Of the leading possible explanations for a drop in 10-year implied inflation, the Fed’s commitment to a 2% target seems the least plausible. Fed inflation targeting is now as explicit as it has ever been, and the Fed’s tools for getting inflation to target more extensive than ever. The Fed has gone from implicit targeting in the 2000s to explicit targeting of 2% in this decade. Statements from FOMC governors and papers from Fed staff are full of discussions of the means for hitting that target. Former Chairman Bernanke has written extensively about letting inflation run above 2% for extended periods so the Fed can deliver 2% even after periods below that mark. And Quantitative Easing, once the purview of academic papers, is now tested. It’s hard to doubt the commitment.

It might be possible to doubt ability since the Fed struggled to get inflation to target for long stretches since the 2008 financial crisis. That increasingly looks like special circumstances. The flow of new and returning workers into the labor force certainly seemed to hold down wage inflation as they replaced older workers that earned more money. The recently named president of the San Francisco Fed has commented on this here. In a service economy, wage inflation matters. That vulnerability for monetary policy should fade over long horizons.

As for a sustained recession that might force the Fed to fight low inflation again while close to the zero lower bound in interest rates, that seems like a low probability. Economic growth does look likely to slow from the pace of 2018 as the impact of discretionary government spending fades. But moderating growth does not mean recession.

Since wider spreads in risk assets has done some of the Fed’s work, look for the December 19 FOMC to show a lower path for the policy dots.

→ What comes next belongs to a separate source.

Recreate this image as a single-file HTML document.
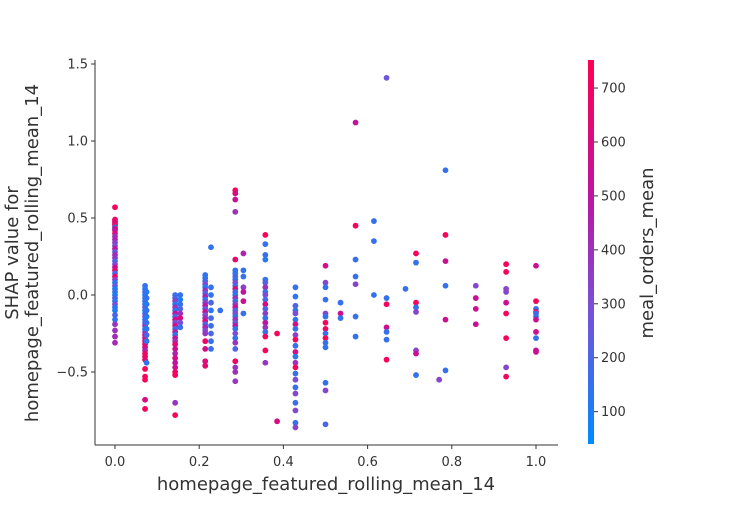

Inflation expectations should bounce higher, and long rates along with them.

* * *

The view in financing

Secured lending or repo rates continue to face upward pressure from a heavy flow of new Treasury debt that needs financing and bloated primary dealer balance sheets and investor positions that need financing, too.  Essentially, year end pressure is being exacerbated from this financing demand.  The turn—funding from December 31 to January 2—trades at 3.00% for MBS collateral and 2.97% for Treasury collateral.  Short periods over year end are priced with the same pressure with MBS funding Class A (December to January) at 2.68%. The pressure persists despite the cash from slightly less than $100 billion of Treasury bills maturing over the next five weeks. After the turn, funding markets likely will focus on a rate regime bearing the markets of a December 19 Fed hike of 25 bp and a bump up in IOER of 20 bp.

The view in rates

The Fed’s dots offered a simple guide to the likely path of shorter rates for most of the year, but the tightening of financial conditions since September has started doing some of the Fed’s work. The Fed dots should change on December 19. That leaves fair value in 10-year rates around 3.0%. From current levels around 2.90%, look for rates to bounce higher.

The view in spreads

Credit spreads should continue widening until they have priced fully for decelerating growth next. Slower growth poses risk to the nearly $3 trillion in ‘BBB’ credit, especially the most highly leveraged names. Names that show organic growth or use free cash flow or asset sales to pay down debt should perform the best. Wider spreads in corporate credit should put pressure on other spread assets, although consumer debt should show less volatility. Agency MBS, which also will need to adjust to likely falling bank appetite, should widen, too.

The view in credit

Although corporate balance sheets have to deal with higher leverage, household balance sheets looks strong. The weakest pockets on the household balance sheet look like subprime auto credit and student loan debt.